* WRITTEN REQUEST: Using the entries shown below, output the line containing "Reproduce this chart with Bokeh.", the line containing "59.5, 59.5, 60.4, 60.3, 60.5, 60.6, 60.8, 60.6]", and every line between them, exactly. Pictures are omitted.

* RECORD SET:
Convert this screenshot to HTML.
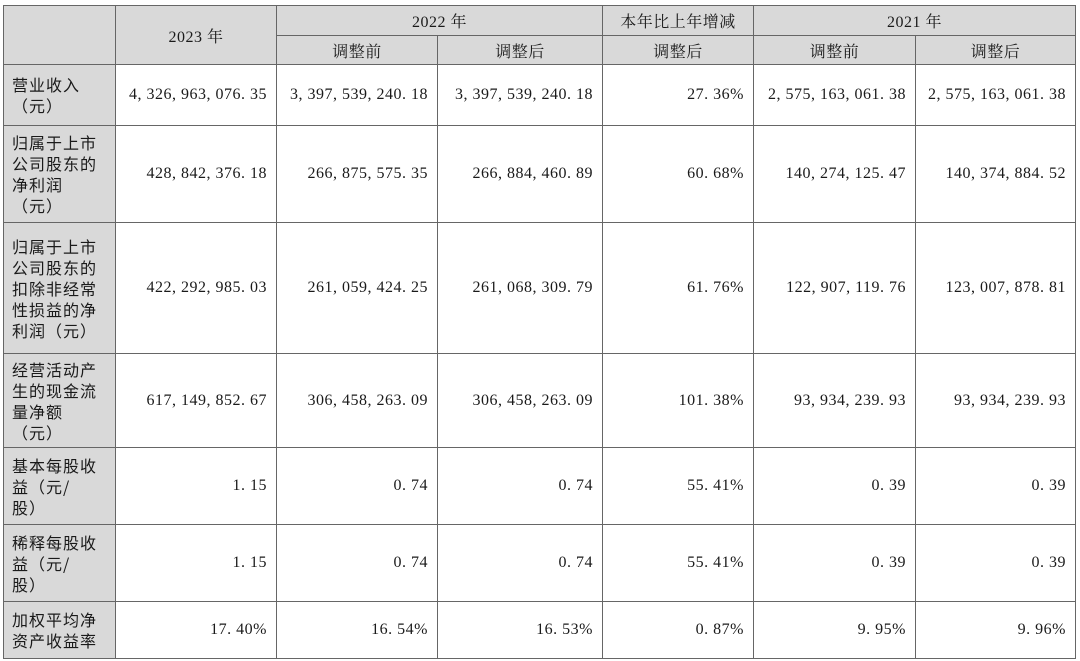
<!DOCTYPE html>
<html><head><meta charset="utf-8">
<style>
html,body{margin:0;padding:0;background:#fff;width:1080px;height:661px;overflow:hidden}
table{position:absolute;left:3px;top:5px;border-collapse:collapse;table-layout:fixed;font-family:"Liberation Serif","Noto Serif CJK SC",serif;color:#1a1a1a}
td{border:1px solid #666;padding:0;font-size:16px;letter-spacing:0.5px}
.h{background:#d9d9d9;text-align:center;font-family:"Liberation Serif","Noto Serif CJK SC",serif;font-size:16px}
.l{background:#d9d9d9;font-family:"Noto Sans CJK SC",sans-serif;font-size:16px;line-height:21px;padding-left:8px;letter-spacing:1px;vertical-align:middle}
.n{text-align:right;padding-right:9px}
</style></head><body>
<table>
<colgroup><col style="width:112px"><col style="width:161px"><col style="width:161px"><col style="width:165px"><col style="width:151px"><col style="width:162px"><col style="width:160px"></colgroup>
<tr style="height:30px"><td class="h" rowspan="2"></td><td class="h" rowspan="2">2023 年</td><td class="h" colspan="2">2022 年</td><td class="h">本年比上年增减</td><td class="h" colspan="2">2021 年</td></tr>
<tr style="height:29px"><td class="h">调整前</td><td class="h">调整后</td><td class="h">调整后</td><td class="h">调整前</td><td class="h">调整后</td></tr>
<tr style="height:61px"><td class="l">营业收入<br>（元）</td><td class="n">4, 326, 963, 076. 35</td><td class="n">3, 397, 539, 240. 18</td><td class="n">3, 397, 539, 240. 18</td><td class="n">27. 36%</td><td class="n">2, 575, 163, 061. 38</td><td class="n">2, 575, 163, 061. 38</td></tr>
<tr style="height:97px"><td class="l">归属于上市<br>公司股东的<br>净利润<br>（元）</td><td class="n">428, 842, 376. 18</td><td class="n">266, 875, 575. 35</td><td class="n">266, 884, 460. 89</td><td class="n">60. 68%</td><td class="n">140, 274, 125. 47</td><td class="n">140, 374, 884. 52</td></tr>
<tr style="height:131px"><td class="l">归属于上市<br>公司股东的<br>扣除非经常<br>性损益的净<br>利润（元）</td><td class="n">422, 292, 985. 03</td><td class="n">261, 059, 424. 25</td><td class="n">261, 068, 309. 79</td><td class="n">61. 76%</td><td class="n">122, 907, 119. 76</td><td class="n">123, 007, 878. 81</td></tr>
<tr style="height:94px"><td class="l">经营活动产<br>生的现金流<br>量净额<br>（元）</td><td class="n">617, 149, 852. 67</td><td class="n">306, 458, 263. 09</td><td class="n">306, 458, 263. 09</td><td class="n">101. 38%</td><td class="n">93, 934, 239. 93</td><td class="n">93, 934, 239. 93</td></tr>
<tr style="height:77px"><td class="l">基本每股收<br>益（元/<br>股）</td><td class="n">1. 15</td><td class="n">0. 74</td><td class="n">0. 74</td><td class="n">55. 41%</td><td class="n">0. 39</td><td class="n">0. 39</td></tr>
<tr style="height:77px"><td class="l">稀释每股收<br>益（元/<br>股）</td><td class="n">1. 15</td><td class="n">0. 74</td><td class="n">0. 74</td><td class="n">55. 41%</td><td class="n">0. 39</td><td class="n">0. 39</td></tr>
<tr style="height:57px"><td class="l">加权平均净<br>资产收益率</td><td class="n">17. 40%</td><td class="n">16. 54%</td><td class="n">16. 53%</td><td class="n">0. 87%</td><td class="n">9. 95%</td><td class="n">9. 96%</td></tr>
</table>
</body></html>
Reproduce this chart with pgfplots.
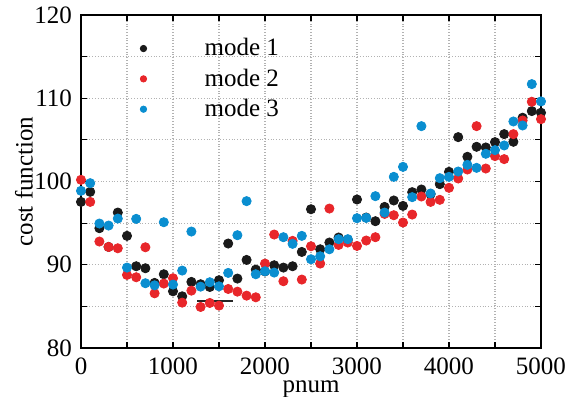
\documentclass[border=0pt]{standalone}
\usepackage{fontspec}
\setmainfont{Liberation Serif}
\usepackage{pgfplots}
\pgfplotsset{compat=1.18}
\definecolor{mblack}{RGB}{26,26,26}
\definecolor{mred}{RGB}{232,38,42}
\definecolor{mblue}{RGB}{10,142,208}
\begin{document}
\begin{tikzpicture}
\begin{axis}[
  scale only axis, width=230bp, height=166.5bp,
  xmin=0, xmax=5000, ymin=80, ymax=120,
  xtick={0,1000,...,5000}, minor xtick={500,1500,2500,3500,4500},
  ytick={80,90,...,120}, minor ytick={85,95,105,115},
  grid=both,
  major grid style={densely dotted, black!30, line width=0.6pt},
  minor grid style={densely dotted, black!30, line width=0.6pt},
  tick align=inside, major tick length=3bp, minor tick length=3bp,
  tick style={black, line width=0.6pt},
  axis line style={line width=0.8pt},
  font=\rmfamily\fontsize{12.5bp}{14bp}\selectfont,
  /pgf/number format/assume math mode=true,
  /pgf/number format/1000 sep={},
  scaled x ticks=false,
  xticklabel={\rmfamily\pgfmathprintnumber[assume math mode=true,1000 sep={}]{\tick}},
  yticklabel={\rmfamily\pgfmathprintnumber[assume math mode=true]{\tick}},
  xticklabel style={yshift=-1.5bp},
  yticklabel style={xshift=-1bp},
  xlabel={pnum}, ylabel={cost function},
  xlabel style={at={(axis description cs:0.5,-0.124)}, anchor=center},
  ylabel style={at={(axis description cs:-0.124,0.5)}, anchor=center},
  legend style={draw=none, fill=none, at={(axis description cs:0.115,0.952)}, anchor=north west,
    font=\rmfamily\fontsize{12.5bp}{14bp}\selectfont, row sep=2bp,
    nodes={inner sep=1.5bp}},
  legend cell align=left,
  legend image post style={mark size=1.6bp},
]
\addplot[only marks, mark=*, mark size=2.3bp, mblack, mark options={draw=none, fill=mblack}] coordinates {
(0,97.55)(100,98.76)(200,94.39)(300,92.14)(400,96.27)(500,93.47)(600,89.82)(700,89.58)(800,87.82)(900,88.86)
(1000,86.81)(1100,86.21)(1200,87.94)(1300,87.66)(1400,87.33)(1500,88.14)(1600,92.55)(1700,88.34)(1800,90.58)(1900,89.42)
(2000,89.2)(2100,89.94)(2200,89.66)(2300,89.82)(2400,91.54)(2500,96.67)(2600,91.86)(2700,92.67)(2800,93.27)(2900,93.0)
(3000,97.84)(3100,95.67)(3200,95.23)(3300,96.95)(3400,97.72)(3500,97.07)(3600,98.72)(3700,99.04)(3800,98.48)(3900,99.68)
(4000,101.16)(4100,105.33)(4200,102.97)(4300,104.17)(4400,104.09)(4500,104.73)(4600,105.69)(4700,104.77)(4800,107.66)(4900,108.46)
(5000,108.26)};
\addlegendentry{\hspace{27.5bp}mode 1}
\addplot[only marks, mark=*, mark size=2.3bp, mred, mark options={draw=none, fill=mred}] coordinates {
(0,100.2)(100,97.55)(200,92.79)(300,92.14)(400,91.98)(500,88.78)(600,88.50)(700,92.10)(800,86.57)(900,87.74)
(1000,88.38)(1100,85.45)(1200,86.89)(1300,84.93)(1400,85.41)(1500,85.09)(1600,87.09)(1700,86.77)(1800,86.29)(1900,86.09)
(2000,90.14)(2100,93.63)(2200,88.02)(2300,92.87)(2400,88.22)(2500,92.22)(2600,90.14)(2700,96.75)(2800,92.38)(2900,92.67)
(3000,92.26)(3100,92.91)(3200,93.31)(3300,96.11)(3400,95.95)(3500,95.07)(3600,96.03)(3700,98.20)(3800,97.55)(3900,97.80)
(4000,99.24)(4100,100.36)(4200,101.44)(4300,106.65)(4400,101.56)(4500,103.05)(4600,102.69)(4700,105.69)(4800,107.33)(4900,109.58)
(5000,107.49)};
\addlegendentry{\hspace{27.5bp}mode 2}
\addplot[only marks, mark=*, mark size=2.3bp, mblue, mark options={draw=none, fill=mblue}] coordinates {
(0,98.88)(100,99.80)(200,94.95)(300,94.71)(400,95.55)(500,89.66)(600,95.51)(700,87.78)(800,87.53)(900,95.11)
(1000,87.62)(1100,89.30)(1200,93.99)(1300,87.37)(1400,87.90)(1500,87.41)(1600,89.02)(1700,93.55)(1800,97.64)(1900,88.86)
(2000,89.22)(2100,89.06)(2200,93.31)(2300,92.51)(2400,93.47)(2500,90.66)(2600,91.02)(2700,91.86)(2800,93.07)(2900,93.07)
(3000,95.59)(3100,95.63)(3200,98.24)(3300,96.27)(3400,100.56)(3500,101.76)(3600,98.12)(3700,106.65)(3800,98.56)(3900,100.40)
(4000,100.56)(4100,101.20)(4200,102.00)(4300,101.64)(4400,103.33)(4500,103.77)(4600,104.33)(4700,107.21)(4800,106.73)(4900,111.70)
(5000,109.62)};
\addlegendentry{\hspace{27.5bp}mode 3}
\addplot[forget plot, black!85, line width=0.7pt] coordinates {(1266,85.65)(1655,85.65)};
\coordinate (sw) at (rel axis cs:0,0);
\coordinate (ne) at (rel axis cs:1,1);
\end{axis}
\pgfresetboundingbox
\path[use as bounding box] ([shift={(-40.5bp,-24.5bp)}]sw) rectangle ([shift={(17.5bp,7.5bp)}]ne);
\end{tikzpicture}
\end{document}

...

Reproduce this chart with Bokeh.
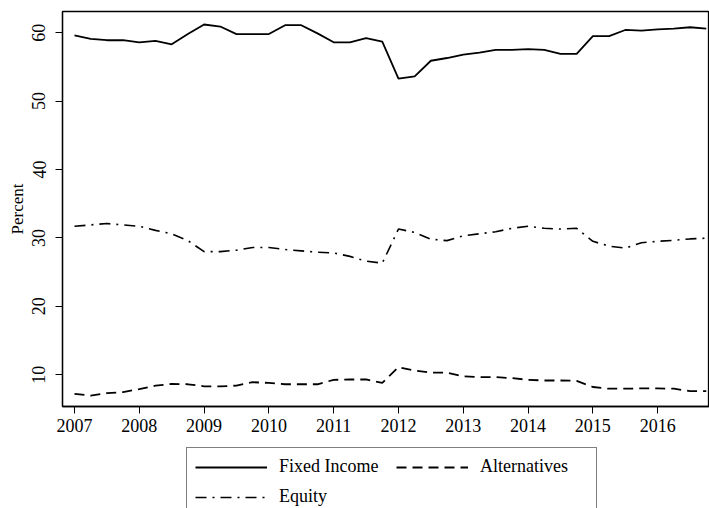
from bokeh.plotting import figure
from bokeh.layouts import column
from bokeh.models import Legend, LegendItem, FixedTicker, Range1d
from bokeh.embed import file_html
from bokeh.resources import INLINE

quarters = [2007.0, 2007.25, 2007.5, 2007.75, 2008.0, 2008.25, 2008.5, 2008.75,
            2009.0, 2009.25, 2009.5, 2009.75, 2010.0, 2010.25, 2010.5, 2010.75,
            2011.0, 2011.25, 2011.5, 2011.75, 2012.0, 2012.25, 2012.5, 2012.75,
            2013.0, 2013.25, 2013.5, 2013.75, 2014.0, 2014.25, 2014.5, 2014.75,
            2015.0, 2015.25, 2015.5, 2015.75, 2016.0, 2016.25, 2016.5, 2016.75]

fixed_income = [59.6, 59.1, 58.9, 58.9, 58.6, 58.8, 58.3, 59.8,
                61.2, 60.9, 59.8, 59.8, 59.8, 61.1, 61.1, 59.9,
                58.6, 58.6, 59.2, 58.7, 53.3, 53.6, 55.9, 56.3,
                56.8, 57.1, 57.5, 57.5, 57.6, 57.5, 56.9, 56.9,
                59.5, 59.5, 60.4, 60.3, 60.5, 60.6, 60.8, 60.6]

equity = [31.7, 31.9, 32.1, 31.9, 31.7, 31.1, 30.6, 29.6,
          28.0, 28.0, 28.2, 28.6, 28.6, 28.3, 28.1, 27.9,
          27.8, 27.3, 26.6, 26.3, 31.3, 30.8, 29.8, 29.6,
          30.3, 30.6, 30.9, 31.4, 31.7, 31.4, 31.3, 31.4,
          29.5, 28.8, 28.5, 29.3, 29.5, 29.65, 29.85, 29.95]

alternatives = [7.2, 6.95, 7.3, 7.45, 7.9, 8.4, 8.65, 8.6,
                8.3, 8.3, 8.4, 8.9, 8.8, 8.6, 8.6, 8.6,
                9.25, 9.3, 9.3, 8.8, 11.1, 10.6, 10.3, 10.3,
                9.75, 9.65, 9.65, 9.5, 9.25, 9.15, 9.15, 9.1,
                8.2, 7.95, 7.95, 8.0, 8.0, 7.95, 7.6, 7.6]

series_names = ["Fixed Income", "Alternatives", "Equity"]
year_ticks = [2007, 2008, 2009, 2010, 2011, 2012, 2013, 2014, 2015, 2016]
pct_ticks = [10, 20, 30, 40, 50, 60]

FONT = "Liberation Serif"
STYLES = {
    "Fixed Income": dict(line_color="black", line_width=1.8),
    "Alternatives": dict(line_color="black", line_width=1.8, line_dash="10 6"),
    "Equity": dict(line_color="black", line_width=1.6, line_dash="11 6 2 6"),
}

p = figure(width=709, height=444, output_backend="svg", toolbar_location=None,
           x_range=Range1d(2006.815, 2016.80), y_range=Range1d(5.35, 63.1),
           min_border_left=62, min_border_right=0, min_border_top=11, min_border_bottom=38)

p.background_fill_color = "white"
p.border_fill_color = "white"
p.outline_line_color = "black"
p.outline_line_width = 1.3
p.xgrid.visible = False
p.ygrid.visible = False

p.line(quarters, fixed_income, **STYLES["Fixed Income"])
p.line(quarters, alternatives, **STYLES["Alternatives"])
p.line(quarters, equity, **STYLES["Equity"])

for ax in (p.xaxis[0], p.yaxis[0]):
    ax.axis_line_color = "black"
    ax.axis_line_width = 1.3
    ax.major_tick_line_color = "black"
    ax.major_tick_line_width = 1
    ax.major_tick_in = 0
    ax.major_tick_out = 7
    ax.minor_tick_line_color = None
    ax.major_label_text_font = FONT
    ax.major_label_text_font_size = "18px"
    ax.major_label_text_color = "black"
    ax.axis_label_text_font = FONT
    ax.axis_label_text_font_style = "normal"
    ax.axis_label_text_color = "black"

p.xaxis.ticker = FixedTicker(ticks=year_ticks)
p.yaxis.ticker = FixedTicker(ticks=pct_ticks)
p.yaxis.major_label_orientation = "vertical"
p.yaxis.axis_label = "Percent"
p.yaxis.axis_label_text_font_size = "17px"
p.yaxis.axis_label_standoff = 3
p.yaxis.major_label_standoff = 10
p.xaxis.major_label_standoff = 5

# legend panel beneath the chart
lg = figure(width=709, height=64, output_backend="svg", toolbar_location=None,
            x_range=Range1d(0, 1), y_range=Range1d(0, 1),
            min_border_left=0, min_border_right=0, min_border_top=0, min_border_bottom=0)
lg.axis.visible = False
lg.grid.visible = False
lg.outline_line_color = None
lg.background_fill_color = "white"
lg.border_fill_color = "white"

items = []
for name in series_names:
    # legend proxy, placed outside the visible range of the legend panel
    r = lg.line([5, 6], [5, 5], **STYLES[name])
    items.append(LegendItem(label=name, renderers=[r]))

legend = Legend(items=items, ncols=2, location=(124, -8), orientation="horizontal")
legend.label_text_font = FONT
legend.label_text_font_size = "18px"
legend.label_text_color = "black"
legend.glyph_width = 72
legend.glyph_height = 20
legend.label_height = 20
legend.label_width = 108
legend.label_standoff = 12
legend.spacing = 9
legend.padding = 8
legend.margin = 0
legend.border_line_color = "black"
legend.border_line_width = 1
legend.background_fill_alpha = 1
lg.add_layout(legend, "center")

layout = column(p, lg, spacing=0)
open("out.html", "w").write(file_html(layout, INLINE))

* SOLUTION BELOW:
Reproduce this chart with Bokeh.
from bokeh.plotting import figure
from bokeh.layouts import column
from bokeh.models import Legend, LegendItem, FixedTicker, Range1d
from bokeh.embed import file_html
from bokeh.resources import INLINE

quarters = [2007.0, 2007.25, 2007.5, 2007.75, 2008.0, 2008.25, 2008.5, 2008.75,
            2009.0, 2009.25, 2009.5, 2009.75, 2010.0, 2010.25, 2010.5, 2010.75,
            2011.0, 2011.25, 2011.5, 2011.75, 2012.0, 2012.25, 2012.5, 2012.75,
            2013.0, 2013.25, 2013.5, 2013.75, 2014.0, 2014.25, 2014.5, 2014.75,
            2015.0, 2015.25, 2015.5, 2015.75, 2016.0, 2016.25, 2016.5, 2016.75]

fixed_income = [59.6, 59.1, 58.9, 58.9, 58.6, 58.8, 58.3, 59.8,
                61.2, 60.9, 59.8, 59.8, 59.8, 61.1, 61.1, 59.9,
                58.6, 58.6, 59.2, 58.7, 53.3, 53.6, 55.9, 56.3,
                56.8, 57.1, 57.5, 57.5, 57.6, 57.5, 56.9, 56.9,
                59.5, 59.5, 60.4, 60.3, 60.5, 60.6, 60.8, 60.6]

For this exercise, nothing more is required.